Edward Snowden, 29, a former Central Intelligence Agency (CIA) employee, who leaked secret documents detailing a widespread surveillance programme, is reported to be hiding out in a Hong Kong five-star hotel as the U.S. considers launching a criminal case against him.
Mr. Snowden’s decision to flee to Hong Kong on May 20 from Hawaii, where he was employed by the defence contractor Booz Allen Hamilton, has come as a surprise, given that Hong Kong and the U.S. have, in the past, worked together closely on criminal cases under an extradition treaty Hong Kong signed with Washington shortly before the territory returned to Chinese sovereignty in 1997.
Mr. Snowden told The Guardian that he chose Hong Kong because “they have a spirited commitment to free speech and the right of political dissent.”
Should the U.S. eventually choose to extradite Mr. Snowden as it begins a criminal prosecution, his fate will rest in the hands of Hong Kong’s courts, and on the possibility — however unlikely — of intervention by Beijing.
As a ‘Special Administrative Region’ of China, Hong Kong enjoys freedoms that the mainland does not have, such as a free press and an independent judiciary. Hong Kong also has its own Constitution — known as the Basic Law — although Beijing controls foreign policy and defence matters.
While the extradition treaty does make an exception for political cases, there is no recent record of Hong Kong refusing an extradition request from the U.S. It could, however, take months — if not years — for the Hong Kong courts to decide whether the case is political or criminal, if and when the matter comes before them. And, given the recent history of close cooperation on criminal cases, many Hong Kong lawmakers themselves see little likelihood of the territory openly defying on the U.S. on this case.

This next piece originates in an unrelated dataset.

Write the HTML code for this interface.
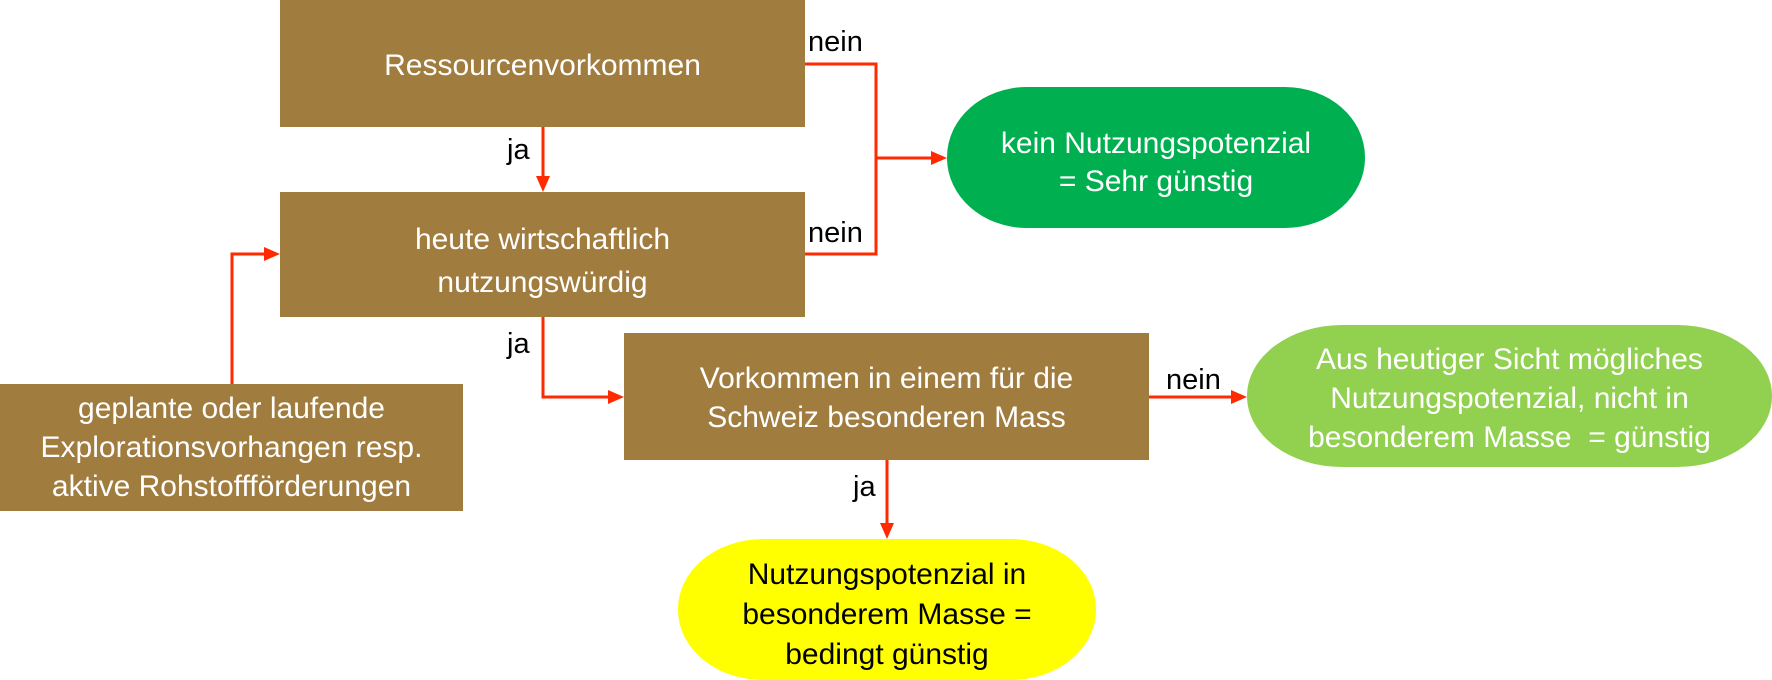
<!DOCTYPE html>
<html><head><meta charset="utf-8"><style>
body{margin:0;width:1772px;height:680px;background:#fff;position:relative;overflow:hidden;font-family:"Liberation Sans",Arial,sans-serif}
.b{position:absolute;background:#A07C3E;color:#fff;display:flex;align-items:center;justify-content:center;text-align:center;font-size:30px;line-height:43px;box-sizing:border-box}
.p{position:absolute;color:#fff;display:flex;align-items:center;justify-content:center;text-align:center;font-size:30px;line-height:39px;box-sizing:border-box}
.l{position:absolute;font-size:29px;color:#000}
</style></head><body>
<div class="b" style="left:280px;top:0;width:525px;height:127px;padding-top:4px">Ressourcenvorkommen</div>
<div class="b" style="left:280px;top:192px;width:525px;height:125px;padding-top:12px">heute wirtschaftlich<br>nutzungswürdig</div>
<div class="b" style="left:0;top:384px;width:463px;height:127px;line-height:39px">geplante oder laufende<br>Explorationsvorhangen resp.<br>aktive Rohstoffförderungen</div>
<div class="b" style="left:624px;top:333px;width:525px;height:127px;line-height:39px;padding-top:3px">Vorkommen in einem für die<br>Schweiz besonderen Mass</div>
<div class="p" style="left:947px;top:87px;width:418px;height:141px;background:#00B050;border-radius:80px/70px;line-height:38px;padding-top:10px">kein Nutzungspotenzial<br>= Sehr günstig</div>
<div class="p" style="left:1247px;top:325px;width:525px;height:142px;background:#92D050;border-radius:95px/71px;padding-top:4px">Aus heutiger Sicht mögliches<br>Nutzungspotenzial, nicht in<br>besonderem Masse &nbsp;= günstig</div>
<div class="p" style="left:678px;top:539px;width:418px;height:141px;background:#FFFF00;color:#000;border-radius:85px/70px;line-height:40px;padding-top:10px">Nutzungspotenzial in<br>besonderem Masse =<br>bedingt günstig</div>
<svg style="position:absolute;left:0;top:0" width="1772" height="680">
<g stroke="#FF2A00" stroke-width="3" fill="none">
<polyline points="805,64 876,64 876,254 805,254"/>
<line x1="876" y1="158" x2="932" y2="158"/>
<line x1="543" y1="127" x2="543" y2="177"/>
<polyline points="543,317 543,397 610,397"/>
<polyline points="232,384 232,254 266,254"/>
<line x1="1149" y1="397" x2="1232" y2="397"/>
<line x1="887" y1="460" x2="887" y2="524"/>
</g>
<g fill="#FF2A00">
<polygon points="947,158 931,151 931,165"/>
<polygon points="543,192 536,176 550,176"/>
<polygon points="624,397 608,390 608,404"/>
<polygon points="280,254 264,247 264,261"/>
<polygon points="1247,397 1231,390 1231,404"/>
<polygon points="887,539 880,523 894,523"/>
</g></svg>
<div class="l" style="left:808px;top:26px">nein</div>
<div class="l" style="left:808px;top:217px">nein</div>
<div class="l" style="left:507px;top:134px">ja</div>
<div class="l" style="left:507px;top:328px">ja</div>
<div class="l" style="left:1166px;top:364px">nein</div>
<div class="l" style="left:853px;top:471px">ja</div>
</body></html>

That the former CIA employee fled the U.S. for the Chinese territory has also raised some eyebrows, particularly in the wake of heightened tensions between both countries over cyber security and hacking attacks, an issue that figured prominently during Friday’s talks between Presidents Barack Obama and Xi Jinping.
Complicating Mr. Snowden’s fate is the possibility of intervention by China. Beijing enjoys the right to intervene in an extradition case if it is related to its “defence, foreign affairs, or essential public interest or policy.” As yet, Chinese officials have not commented on the case.
The consensus among diplomats here is that the Chinese government would be unlikely to intervene openly, considering both the interests of the larger relationship with the U.S. and the current sensitivity of relations with Hong Kong, where Beijing’s influence has evoked growing concern among many people.
Only on Friday, as Mr. Xi and Mr. Obama held talks in California, the state media here hailed the start of a “new type” of relations between the two countries. The new Chinese leadership, diplomats say, is unlikely to derail ties — notwithstanding Mr. Snowden’s undeniable value as an intelligence asset — over a single issue, particularly considering Beijing’s sensitivities over recent cases of Chinese citizens having sought asylum in the U.S.
It remains unclear for how long Mr. Snowden will stay on in Hong Kong.
Even on Monday, there were suggestions that he might have already planned his next move. As a U.S. citizen, he is entitled to stay in Hong Kong for three months without a visa.
He told The Guardian that his best hope was the possibility of asylum, with Iceland “at the top of his list.” However, if he remains in Hong Kong, as one Chinese blogger cautioned on Monday, the whistleblower may well have jumped “out of the tiger’s den, and entered the wolf’s lair.”